DATA BLOCK
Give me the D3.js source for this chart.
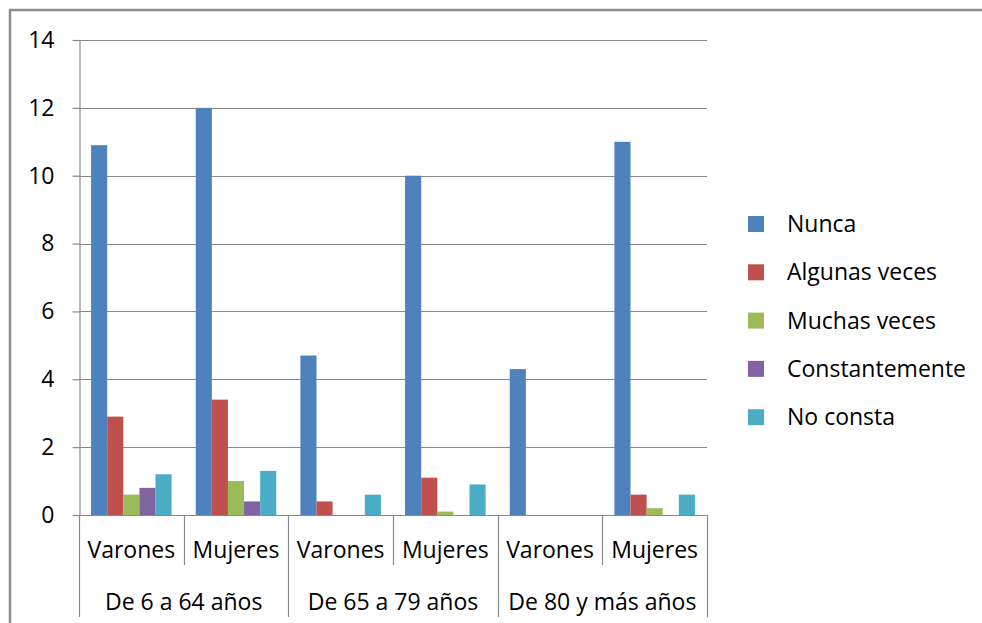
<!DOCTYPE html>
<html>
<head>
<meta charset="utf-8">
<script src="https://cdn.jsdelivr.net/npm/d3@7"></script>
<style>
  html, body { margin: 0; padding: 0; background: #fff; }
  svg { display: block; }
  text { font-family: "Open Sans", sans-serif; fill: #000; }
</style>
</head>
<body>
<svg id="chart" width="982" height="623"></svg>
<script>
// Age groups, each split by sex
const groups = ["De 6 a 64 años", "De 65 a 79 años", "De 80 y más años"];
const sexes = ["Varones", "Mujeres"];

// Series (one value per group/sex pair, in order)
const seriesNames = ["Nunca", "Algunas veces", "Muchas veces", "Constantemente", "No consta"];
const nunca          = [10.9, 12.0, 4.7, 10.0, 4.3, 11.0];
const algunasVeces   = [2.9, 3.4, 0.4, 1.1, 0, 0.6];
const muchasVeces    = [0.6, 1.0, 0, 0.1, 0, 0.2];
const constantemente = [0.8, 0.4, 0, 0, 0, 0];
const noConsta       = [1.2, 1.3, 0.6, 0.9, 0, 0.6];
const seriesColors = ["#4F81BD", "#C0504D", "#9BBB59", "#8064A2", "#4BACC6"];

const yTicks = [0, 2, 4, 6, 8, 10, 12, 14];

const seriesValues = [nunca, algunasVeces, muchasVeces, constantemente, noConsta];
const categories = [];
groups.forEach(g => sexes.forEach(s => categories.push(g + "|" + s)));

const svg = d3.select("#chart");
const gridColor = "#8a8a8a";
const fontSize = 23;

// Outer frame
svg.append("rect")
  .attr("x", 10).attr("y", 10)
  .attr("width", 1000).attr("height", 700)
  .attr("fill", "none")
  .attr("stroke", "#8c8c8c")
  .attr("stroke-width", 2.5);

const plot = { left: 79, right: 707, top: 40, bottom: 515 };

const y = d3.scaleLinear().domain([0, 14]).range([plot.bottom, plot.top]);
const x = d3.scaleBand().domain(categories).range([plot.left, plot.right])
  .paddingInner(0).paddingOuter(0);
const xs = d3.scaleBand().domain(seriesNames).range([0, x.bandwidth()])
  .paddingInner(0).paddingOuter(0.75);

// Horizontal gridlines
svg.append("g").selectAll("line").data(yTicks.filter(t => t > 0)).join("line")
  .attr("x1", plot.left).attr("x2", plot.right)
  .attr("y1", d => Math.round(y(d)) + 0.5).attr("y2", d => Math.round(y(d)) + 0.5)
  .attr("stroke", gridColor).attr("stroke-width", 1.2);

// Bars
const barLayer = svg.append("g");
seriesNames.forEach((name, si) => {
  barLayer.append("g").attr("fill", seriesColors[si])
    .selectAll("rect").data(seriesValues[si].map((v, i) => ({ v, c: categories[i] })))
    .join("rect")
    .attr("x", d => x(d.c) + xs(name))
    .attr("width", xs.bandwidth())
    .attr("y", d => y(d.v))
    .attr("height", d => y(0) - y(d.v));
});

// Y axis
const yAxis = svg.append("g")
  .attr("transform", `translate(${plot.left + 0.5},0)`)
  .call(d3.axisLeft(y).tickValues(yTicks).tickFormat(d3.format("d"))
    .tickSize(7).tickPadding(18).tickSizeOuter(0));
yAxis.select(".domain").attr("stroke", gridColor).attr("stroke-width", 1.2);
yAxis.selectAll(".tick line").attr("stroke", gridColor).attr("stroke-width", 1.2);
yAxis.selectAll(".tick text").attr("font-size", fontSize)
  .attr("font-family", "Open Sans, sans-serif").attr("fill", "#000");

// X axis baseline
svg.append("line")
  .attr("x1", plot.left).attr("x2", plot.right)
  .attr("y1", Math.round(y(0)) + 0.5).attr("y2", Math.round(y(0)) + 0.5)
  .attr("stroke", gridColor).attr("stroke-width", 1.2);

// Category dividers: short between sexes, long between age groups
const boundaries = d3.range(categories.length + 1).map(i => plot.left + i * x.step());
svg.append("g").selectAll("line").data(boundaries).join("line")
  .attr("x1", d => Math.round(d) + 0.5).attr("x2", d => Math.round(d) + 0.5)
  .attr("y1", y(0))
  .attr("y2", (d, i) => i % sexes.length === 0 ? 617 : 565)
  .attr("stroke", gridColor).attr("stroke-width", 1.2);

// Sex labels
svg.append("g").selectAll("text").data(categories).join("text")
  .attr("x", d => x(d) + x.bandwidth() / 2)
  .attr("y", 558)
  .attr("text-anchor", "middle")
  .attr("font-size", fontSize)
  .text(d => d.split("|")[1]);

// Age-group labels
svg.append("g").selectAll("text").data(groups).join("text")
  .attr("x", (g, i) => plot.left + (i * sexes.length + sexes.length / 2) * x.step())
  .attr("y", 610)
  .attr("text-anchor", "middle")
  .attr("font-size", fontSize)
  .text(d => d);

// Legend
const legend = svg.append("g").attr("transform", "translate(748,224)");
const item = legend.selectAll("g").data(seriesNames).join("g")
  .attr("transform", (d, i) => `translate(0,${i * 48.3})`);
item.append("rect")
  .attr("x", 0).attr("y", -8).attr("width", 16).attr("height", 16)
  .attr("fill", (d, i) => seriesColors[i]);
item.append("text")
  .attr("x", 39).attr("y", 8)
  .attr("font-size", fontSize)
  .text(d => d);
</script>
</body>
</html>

DO THIS
Write out each line of the listing above, exactly, from its first line to the line holding "40, bottom: 515", inclusive. Skip the pictures.

SOLUTION
Give me the D3.js source for this chart.
<!DOCTYPE html>
<html>
<head>
<meta charset="utf-8">
<script src="https://cdn.jsdelivr.net/npm/d3@7"></script>
<style>
  html, body { margin: 0; padding: 0; background: #fff; }
  svg { display: block; }
  text { font-family: "Open Sans", sans-serif; fill: #000; }
</style>
</head>
<body>
<svg id="chart" width="982" height="623"></svg>
<script>
// Age groups, each split by sex
const groups = ["De 6 a 64 años", "De 65 a 79 años", "De 80 y más años"];
const sexes = ["Varones", "Mujeres"];

// Series (one value per group/sex pair, in order)
const seriesNames = ["Nunca", "Algunas veces", "Muchas veces", "Constantemente", "No consta"];
const nunca          = [10.9, 12.0, 4.7, 10.0, 4.3, 11.0];
const algunasVeces   = [2.9, 3.4, 0.4, 1.1, 0, 0.6];
const muchasVeces    = [0.6, 1.0, 0, 0.1, 0, 0.2];
const constantemente = [0.8, 0.4, 0, 0, 0, 0];
const noConsta       = [1.2, 1.3, 0.6, 0.9, 0, 0.6];
const seriesColors = ["#4F81BD", "#C0504D", "#9BBB59", "#8064A2", "#4BACC6"];

const yTicks = [0, 2, 4, 6, 8, 10, 12, 14];

const seriesValues = [nunca, algunasVeces, muchasVeces, constantemente, noConsta];
const categories = [];
groups.forEach(g => sexes.forEach(s => categories.push(g + "|" + s)));

const svg = d3.select("#chart");
const gridColor = "#8a8a8a";
const fontSize = 23;

// Outer frame
svg.append("rect")
  .attr("x", 10).attr("y", 10)
  .attr("width", 1000).attr("height", 700)
  .attr("fill", "none")
  .attr("stroke", "#8c8c8c")
  .attr("stroke-width", 2.5);

const plot = { left: 79, right: 707, top: 40, bottom: 515 };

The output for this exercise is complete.